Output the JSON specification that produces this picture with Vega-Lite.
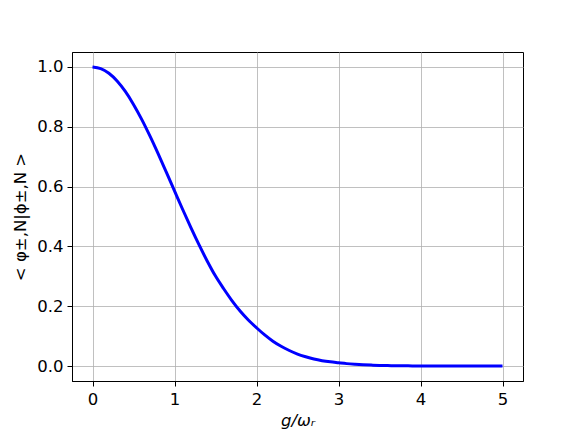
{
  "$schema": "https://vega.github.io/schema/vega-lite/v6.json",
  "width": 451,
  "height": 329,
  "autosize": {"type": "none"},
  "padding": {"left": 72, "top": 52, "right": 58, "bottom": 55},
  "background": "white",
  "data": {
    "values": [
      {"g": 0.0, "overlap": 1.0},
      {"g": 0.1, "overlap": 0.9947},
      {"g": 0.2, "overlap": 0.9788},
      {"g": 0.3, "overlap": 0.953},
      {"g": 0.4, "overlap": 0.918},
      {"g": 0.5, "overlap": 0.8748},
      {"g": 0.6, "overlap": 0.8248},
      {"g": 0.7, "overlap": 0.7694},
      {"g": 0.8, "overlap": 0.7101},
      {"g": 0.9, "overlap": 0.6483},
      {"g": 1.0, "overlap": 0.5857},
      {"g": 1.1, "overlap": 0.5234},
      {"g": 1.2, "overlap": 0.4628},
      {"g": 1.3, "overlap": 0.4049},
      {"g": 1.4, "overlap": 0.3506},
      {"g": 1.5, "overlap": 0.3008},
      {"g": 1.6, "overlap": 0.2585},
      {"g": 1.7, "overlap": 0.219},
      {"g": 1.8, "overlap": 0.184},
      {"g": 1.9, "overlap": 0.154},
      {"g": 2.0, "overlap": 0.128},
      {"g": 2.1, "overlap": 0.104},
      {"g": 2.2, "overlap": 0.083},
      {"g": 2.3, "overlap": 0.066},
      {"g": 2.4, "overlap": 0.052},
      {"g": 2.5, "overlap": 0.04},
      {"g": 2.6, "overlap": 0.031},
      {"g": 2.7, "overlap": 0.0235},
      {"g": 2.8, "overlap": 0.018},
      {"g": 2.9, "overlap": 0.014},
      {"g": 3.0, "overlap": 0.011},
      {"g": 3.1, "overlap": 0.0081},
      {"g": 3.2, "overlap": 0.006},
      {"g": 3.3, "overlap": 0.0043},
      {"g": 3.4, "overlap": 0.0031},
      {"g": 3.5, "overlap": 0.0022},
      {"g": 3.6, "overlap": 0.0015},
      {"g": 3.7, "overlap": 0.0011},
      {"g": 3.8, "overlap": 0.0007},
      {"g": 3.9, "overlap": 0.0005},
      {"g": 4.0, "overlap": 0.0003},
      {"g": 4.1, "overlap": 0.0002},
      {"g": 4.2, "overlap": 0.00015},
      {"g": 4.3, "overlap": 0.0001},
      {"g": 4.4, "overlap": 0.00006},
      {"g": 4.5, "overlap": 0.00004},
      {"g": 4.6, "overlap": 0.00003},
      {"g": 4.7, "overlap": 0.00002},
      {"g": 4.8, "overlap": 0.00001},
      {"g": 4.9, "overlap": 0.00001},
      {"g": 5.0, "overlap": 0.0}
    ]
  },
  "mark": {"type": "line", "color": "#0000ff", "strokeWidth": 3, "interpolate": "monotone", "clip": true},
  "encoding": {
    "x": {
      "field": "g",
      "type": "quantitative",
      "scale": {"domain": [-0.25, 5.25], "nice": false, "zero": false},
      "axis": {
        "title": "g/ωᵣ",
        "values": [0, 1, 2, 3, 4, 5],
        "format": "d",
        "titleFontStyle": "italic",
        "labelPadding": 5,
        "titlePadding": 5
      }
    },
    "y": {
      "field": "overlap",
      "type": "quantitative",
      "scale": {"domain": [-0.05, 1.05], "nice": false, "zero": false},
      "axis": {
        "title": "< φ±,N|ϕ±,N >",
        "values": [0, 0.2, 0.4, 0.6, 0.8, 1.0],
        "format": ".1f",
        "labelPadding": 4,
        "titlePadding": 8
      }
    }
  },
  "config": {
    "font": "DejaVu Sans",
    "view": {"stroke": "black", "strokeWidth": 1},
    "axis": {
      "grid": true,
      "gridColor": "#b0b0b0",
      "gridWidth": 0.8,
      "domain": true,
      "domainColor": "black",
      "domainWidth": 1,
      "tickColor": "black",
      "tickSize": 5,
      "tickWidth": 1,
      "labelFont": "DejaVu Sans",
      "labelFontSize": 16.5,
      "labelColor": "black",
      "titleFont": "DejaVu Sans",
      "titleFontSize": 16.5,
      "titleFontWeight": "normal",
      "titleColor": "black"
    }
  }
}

━━━━━━

**WRITTEN EXERCISE:**
Give an exact reproduction of every line, leaving out any picture.

**ANSWER TO THIS TASK:**
Output the JSON specification that produces this picture with Vega-Lite.
{
  "$schema": "https://vega.github.io/schema/vega-lite/v6.json",
  "width": 451,
  "height": 329,
  "autosize": {"type": "none"},
  "padding": {"left": 72, "top": 52, "right": 58, "bottom": 55},
  "background": "white",
  "data": {
    "values": [
      {"g": 0.0, "overlap": 1.0},
      {"g": 0.1, "overlap": 0.9947},
      {"g": 0.2, "overlap": 0.9788},
      {"g": 0.3, "overlap": 0.953},
      {"g": 0.4, "overlap": 0.918},
      {"g": 0.5, "overlap": 0.8748},
      {"g": 0.6, "overlap": 0.8248},
      {"g": 0.7, "overlap": 0.7694},
      {"g": 0.8, "overlap": 0.7101},
      {"g": 0.9, "overlap": 0.6483},
      {"g": 1.0, "overlap": 0.5857},
      {"g": 1.1, "overlap": 0.5234},
      {"g": 1.2, "overlap": 0.4628},
      {"g": 1.3, "overlap": 0.4049},
      {"g": 1.4, "overlap": 0.3506},
      {"g": 1.5, "overlap": 0.3008},
      {"g": 1.6, "overlap": 0.2585},
      {"g": 1.7, "overlap": 0.219},
      {"g": 1.8, "overlap": 0.184},
      {"g": 1.9, "overlap": 0.154},
      {"g": 2.0, "overlap": 0.128},
      {"g": 2.1, "overlap": 0.104},
      {"g": 2.2, "overlap": 0.083},
      {"g": 2.3, "overlap": 0.066},
      {"g": 2.4, "overlap": 0.052},
      {"g": 2.5, "overlap": 0.04},
      {"g": 2.6, "overlap": 0.031},
      {"g": 2.7, "overlap": 0.0235},
      {"g": 2.8, "overlap": 0.018},
      {"g": 2.9, "overlap": 0.014},
      {"g": 3.0, "overlap": 0.011},
      {"g": 3.1, "overlap": 0.0081},
      {"g": 3.2, "overlap": 0.006},
      {"g": 3.3, "overlap": 0.0043},
      {"g": 3.4, "overlap": 0.0031},
      {"g": 3.5, "overlap": 0.0022},
      {"g": 3.6, "overlap": 0.0015},
      {"g": 3.7, "overlap": 0.0011},
      {"g": 3.8, "overlap": 0.0007},
      {"g": 3.9, "overlap": 0.0005},
      {"g": 4.0, "overlap": 0.0003},
      {"g": 4.1, "overlap": 0.0002},
      {"g": 4.2, "overlap": 0.00015},
      {"g": 4.3, "overlap": 0.0001},
      {"g": 4.4, "overlap": 0.00006},
      {"g": 4.5, "overlap": 0.00004},
      {"g": 4.6, "overlap": 0.00003},
      {"g": 4.7, "overlap": 0.00002},
      {"g": 4.8, "overlap": 0.00001},
      {"g": 4.9, "overlap": 0.00001},
      {"g": 5.0, "overlap": 0.0}
    ]
  },
  "mark": {"type": "line", "color": "#0000ff", "strokeWidth": 3, "interpolate": "monotone", "clip": true},
  "encoding": {
    "x": {
      "field": "g",
      "type": "quantitative",
      "scale": {"domain": [-0.25, 5.25], "nice": false, "zero": false},
      "axis": {
        "title": "g/ωᵣ",
        "values": [0, 1, 2, 3, 4, 5],
        "format": "d",
        "titleFontStyle": "italic",
        "labelPadding": 5,
        "titlePadding": 5
      }
    },
    "y": {
      "field": "overlap",
      "type": "quantitative",
      "scale": {"domain": [-0.05, 1.05], "nice": false, "zero": false},
      "axis": {
        "title": "< φ±,N|ϕ±,N >",
        "values": [0, 0.2, 0.4, 0.6, 0.8, 1.0],
        "format": ".1f",
        "labelPadding": 4,
        "titlePadding": 8
      }
    }
  },
  "config": {
    "font": "DejaVu Sans",
    "view": {"stroke": "black", "strokeWidth": 1},
    "axis": {
      "grid": true,
      "gridColor": "#b0b0b0",
      "gridWidth": 0.8,
      "domain": true,
      "domainColor": "black",
      "domainWidth": 1,
      "tickColor": "black",
      "tickSize": 5,
      "tickWidth": 1,
      "labelFont": "DejaVu Sans",
      "labelFontSize": 16.5,
      "labelColor": "black",
      "titleFont": "DejaVu Sans",
      "titleFontSize": 16.5,
      "titleFontWeight": "normal",
      "titleColor": "black"
    }
  }
}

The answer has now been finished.